Written exercise:
The listing below should be printed exactly, every line of it. Skip the pictures.

Material provided:
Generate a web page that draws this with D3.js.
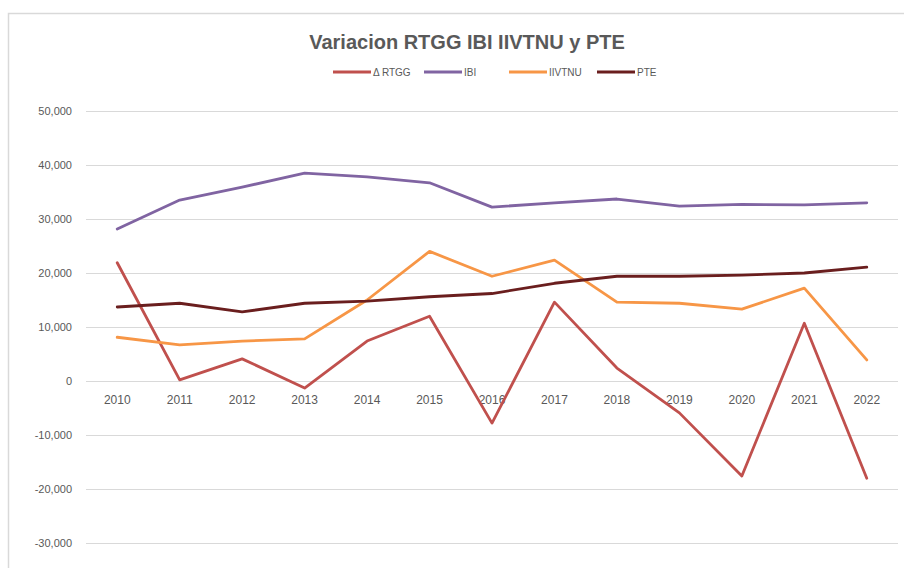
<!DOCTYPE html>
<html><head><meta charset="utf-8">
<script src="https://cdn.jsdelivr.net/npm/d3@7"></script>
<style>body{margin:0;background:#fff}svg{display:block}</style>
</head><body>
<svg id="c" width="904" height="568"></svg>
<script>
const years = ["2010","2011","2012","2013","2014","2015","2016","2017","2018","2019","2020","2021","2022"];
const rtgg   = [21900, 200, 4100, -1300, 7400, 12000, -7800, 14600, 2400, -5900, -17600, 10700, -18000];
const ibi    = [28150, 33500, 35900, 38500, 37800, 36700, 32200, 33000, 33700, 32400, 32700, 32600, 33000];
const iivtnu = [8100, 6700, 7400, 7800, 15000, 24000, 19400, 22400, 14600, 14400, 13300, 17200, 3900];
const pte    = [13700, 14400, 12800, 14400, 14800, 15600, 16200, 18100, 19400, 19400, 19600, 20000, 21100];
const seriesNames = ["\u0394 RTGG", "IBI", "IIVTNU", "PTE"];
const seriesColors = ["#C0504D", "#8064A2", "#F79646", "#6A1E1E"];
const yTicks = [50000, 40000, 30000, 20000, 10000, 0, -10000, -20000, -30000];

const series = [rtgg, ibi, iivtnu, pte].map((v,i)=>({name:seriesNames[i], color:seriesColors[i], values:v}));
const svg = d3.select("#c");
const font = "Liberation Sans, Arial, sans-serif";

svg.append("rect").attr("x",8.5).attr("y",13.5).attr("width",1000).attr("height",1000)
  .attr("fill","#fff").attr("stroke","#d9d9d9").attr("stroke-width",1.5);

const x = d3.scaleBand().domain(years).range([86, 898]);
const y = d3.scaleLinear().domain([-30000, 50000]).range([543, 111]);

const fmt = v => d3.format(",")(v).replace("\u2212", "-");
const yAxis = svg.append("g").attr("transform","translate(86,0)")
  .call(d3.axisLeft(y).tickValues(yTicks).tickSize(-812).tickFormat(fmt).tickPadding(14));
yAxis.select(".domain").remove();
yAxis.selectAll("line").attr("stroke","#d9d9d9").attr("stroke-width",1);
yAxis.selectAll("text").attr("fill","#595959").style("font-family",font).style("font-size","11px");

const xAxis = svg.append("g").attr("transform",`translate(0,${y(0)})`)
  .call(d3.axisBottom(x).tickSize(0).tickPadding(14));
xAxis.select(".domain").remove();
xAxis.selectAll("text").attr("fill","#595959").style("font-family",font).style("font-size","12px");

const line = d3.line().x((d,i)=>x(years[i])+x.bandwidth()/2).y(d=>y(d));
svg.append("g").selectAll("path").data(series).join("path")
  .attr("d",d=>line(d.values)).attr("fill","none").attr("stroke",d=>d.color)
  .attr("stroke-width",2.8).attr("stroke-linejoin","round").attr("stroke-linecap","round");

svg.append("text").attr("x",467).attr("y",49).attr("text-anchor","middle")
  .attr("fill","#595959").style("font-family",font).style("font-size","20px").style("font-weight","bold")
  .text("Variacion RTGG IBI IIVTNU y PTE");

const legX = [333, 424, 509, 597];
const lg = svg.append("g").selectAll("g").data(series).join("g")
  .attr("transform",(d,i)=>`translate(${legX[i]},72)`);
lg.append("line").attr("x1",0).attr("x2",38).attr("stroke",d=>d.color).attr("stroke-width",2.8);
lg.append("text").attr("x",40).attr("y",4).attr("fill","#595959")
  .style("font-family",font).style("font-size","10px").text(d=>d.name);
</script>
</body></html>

Reply:
Generate a web page that draws this with D3.js.
<!DOCTYPE html>
<html><head><meta charset="utf-8">
<script src="https://cdn.jsdelivr.net/npm/d3@7"></script>
<style>body{margin:0;background:#fff}svg{display:block}</style>
</head><body>
<svg id="c" width="904" height="568"></svg>
<script>
const years = ["2010","2011","2012","2013","2014","2015","2016","2017","2018","2019","2020","2021","2022"];
const rtgg   = [21900, 200, 4100, -1300, 7400, 12000, -7800, 14600, 2400, -5900, -17600, 10700, -18000];
const ibi    = [28150, 33500, 35900, 38500, 37800, 36700, 32200, 33000, 33700, 32400, 32700, 32600, 33000];
const iivtnu = [8100, 6700, 7400, 7800, 15000, 24000, 19400, 22400, 14600, 14400, 13300, 17200, 3900];
const pte    = [13700, 14400, 12800, 14400, 14800, 15600, 16200, 18100, 19400, 19400, 19600, 20000, 21100];
const seriesNames = ["\u0394 RTGG", "IBI", "IIVTNU", "PTE"];
const seriesColors = ["#C0504D", "#8064A2", "#F79646", "#6A1E1E"];
const yTicks = [50000, 40000, 30000, 20000, 10000, 0, -10000, -20000, -30000];

const series = [rtgg, ibi, iivtnu, pte].map((v,i)=>({name:seriesNames[i], color:seriesColors[i], values:v}));
const svg = d3.select("#c");
const font = "Liberation Sans, Arial, sans-serif";

svg.append("rect").attr("x",8.5).attr("y",13.5).attr("width",1000).attr("height",1000)
  .attr("fill","#fff").attr("stroke","#d9d9d9").attr("stroke-width",1.5);

const x = d3.scaleBand().domain(years).range([86, 898]);
const y = d3.scaleLinear().domain([-30000, 50000]).range([543, 111]);

const fmt = v => d3.format(",")(v).replace("\u2212", "-");
const yAxis = svg.append("g").attr("transform","translate(86,0)")
  .call(d3.axisLeft(y).tickValues(yTicks).tickSize(-812).tickFormat(fmt).tickPadding(14));
yAxis.select(".domain").remove();
yAxis.selectAll("line").attr("stroke","#d9d9d9").attr("stroke-width",1);
yAxis.selectAll("text").attr("fill","#595959").style("font-family",font).style("font-size","11px");

const xAxis = svg.append("g").attr("transform",`translate(0,${y(0)})`)
  .call(d3.axisBottom(x).tickSize(0).tickPadding(14));
xAxis.select(".domain").remove();
xAxis.selectAll("text").attr("fill","#595959").style("font-family",font).style("font-size","12px");

const line = d3.line().x((d,i)=>x(years[i])+x.bandwidth()/2).y(d=>y(d));
svg.append("g").selectAll("path").data(series).join("path")
  .attr("d",d=>line(d.values)).attr("fill","none").attr("stroke",d=>d.color)
  .attr("stroke-width",2.8).attr("stroke-linejoin","round").attr("stroke-linecap","round");

svg.append("text").attr("x",467).attr("y",49).attr("text-anchor","middle")
  .attr("fill","#595959").style("font-family",font).style("font-size","20px").style("font-weight","bold")
  .text("Variacion RTGG IBI IIVTNU y PTE");

const legX = [333, 424, 509, 597];
const lg = svg.append("g").selectAll("g").data(series).join("g")
  .attr("transform",(d,i)=>`translate(${legX[i]},72)`);
lg.append("line").attr("x1",0).attr("x2",38).attr("stroke",d=>d.color).attr("stroke-width",2.8);
lg.append("text").attr("x",40).attr("y",4).attr("fill","#595959")
  .style("font-family",font).style("font-size","10px").text(d=>d.name);
</script>
</body></html>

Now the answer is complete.